The people who did come out tipped well. They asked how we were doing as we spaced them out around the restaurant. Someone left me a bottle of natural hand sanitizer with their check.
And here we are on Monday—more than 800,000 potentially out of work in New York alone. I have been told to file for unemployment. I don’t qualify. Even for those who do, like my partner, the site has crashed nonstop today. From what I’ve heard, no one can get through. No one knows when their next dollar will come and where it will come from, and that stress and anxiety is palpable.

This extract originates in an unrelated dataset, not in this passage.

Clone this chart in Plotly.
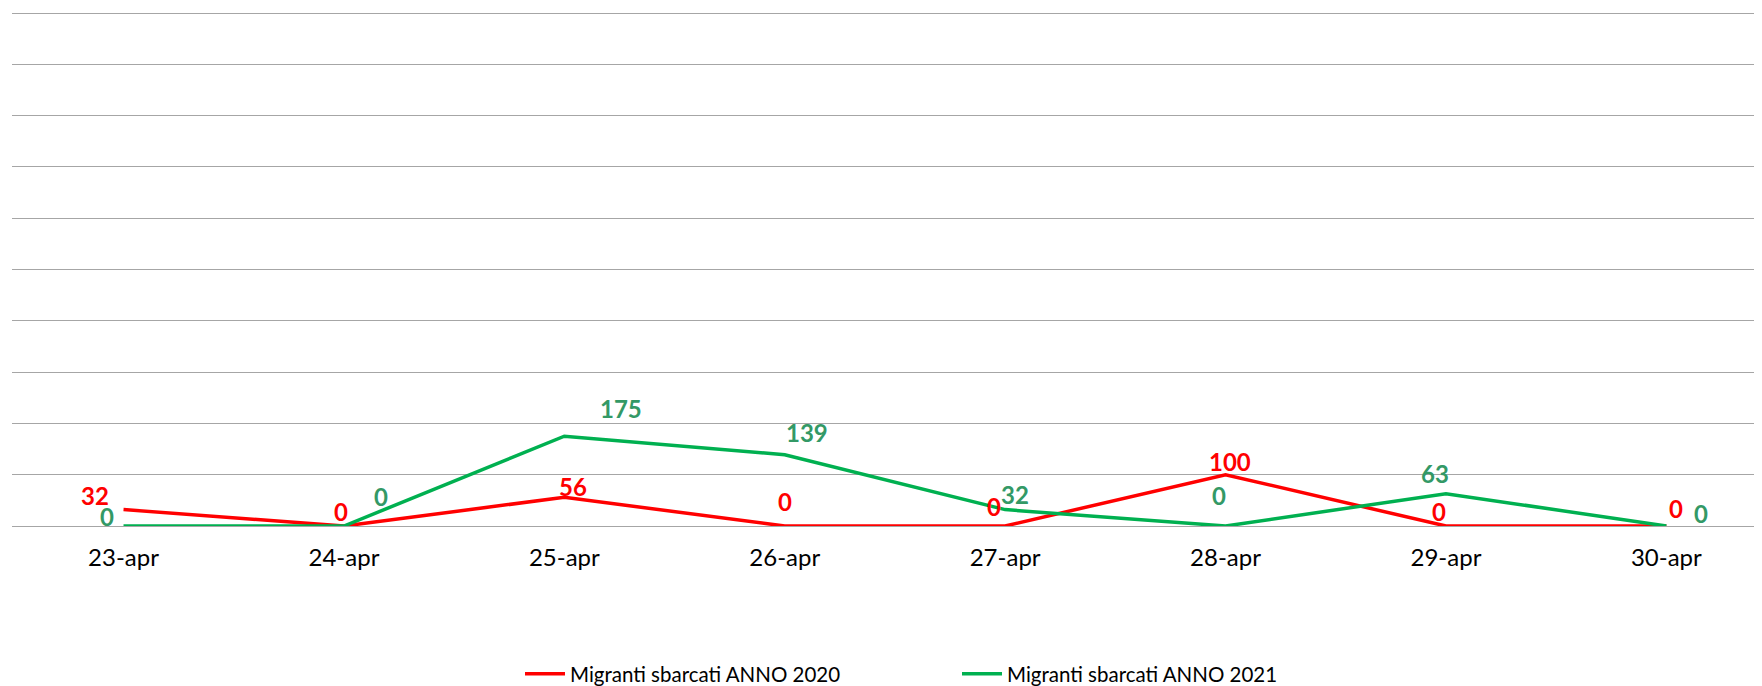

I’ve worked in the service industry to get myself through university, a gap year, patching time between full-time reporting jobs, and now as I write freelance from Brooklyn. Looking around at my colleagues and thinking about all the other people I’ve worked with, I feel helpless. There are people here who are going to suffer in ways we don’t even understand yet. Evictions might be stalled in some cities, but what are people going to say to their landlords when rent is due? When are we going to be able to pay? What happens to our undocumented co-workers, who have nowhere to turn, least of all to the government?
As a foreigner on a work visa, I also don’t qualify for government assistance. I am lucky enough to have a roommate who works for a company that is paying her through this uncertainty and can cover me for now. I can shop my writing around and find other sources of income. But many of my co-workers, and so many others like me, have nothing.